Anonymous 0 Comments

Oh, or blankets! You always see people after traumatic events with blankets around them. Maybe that’s just a movie thing but you can bet that if there’s a house fire in a film, the survivors are outside wrapped in a blanket even in the dead of summer.

Anonymous 0 Comments

It’s a grounding technique. It helps someone focus right on the present moment (drinking water) instead of on the past.
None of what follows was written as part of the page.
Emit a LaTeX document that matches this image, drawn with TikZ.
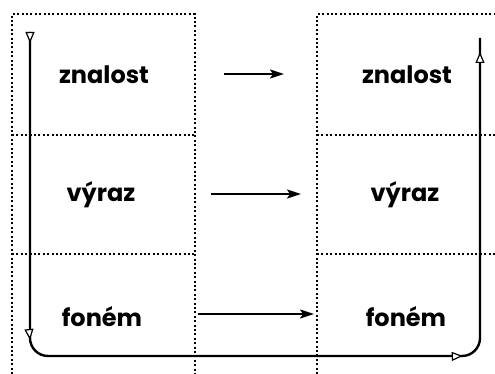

It won’t outright prevent it, but it will help.

Anonymous 0 Comments

All of these comments are pretty accurate imo, I will also say that when something really bad is happening/just happened, people typically aren’t sure exactly what to say/do so offering water is an easy way to show support without causing any more harm or putting pressure on the person to respond.

Anonymous 0 Comments

In short, it activates the parasympathetic nervous system, calming you without thinking about it.

Even just holding a cold plastic water bottle does the trick.

Ever seen speakers confidentiality give a speech? They often hold a cold water bottle in their hand.

Thanks for coming to my TED talk.

Anonymous 0 Comments

Swallowing tells the body it’s okay to relax. Imagine running from a person with a knife. Do you stop and take a drink of water? Nope, that’s for later when you are out of danger. So when you take a drink it’s signalling to your body that you are okay.

(Science-y version is Swallowing stimulates the vagus nerve and helps your system go out of the sympathetic response (fight or flight) and into the parasympathetic response.)

Anonymous 0 Comments

An offer and feeling of aid and comfort…like the British offering a cuppa tea after a disaster

Anonymous 0 Comments

For me it’s basic human reaction. Someone in distress needs simplicity. Focusing on taking a sip, putting the bottle/glass to and from is second nature but enough to distract. Like many others have said. Sick?-Soup. Crying/emotional distress/ water-snack-walk
Anger-walk- snack-water
All of the above-physical touch
Be kind.

Anonymous 0 Comments

IIRC it’s a psychological trick that someone giving you a warm cup of something (tea, coffee, hot chocolate) makes you calm down and trust the other person. I’m not sure if cold water does the same, but it does serve as a brain interrupt/reset to have to open a bottle.

Anonymous 0 Comments

Have you ever cried so much your throat kind of seizes up and hurts and you can’t breathe ?

Drinking water “tricks” you into doing something normal and makes your throat “remember” how to swallow normally.

It’s kind of a reset to bring the physical symptoms back under control.

Anonymous 0 Comments

A few days ago I had to tell an eight year old that his aunt is dying. He cried so hard and just couldn’t stop saying show it’s too sad when people die. I wanted him to not be so hyper focused on his pain without telling him so. I offered him a tissue, a Starry, and a truffle. It took his mind away from it enough that we could talk about what he was feeling. So basically distraction and/or calming tactic?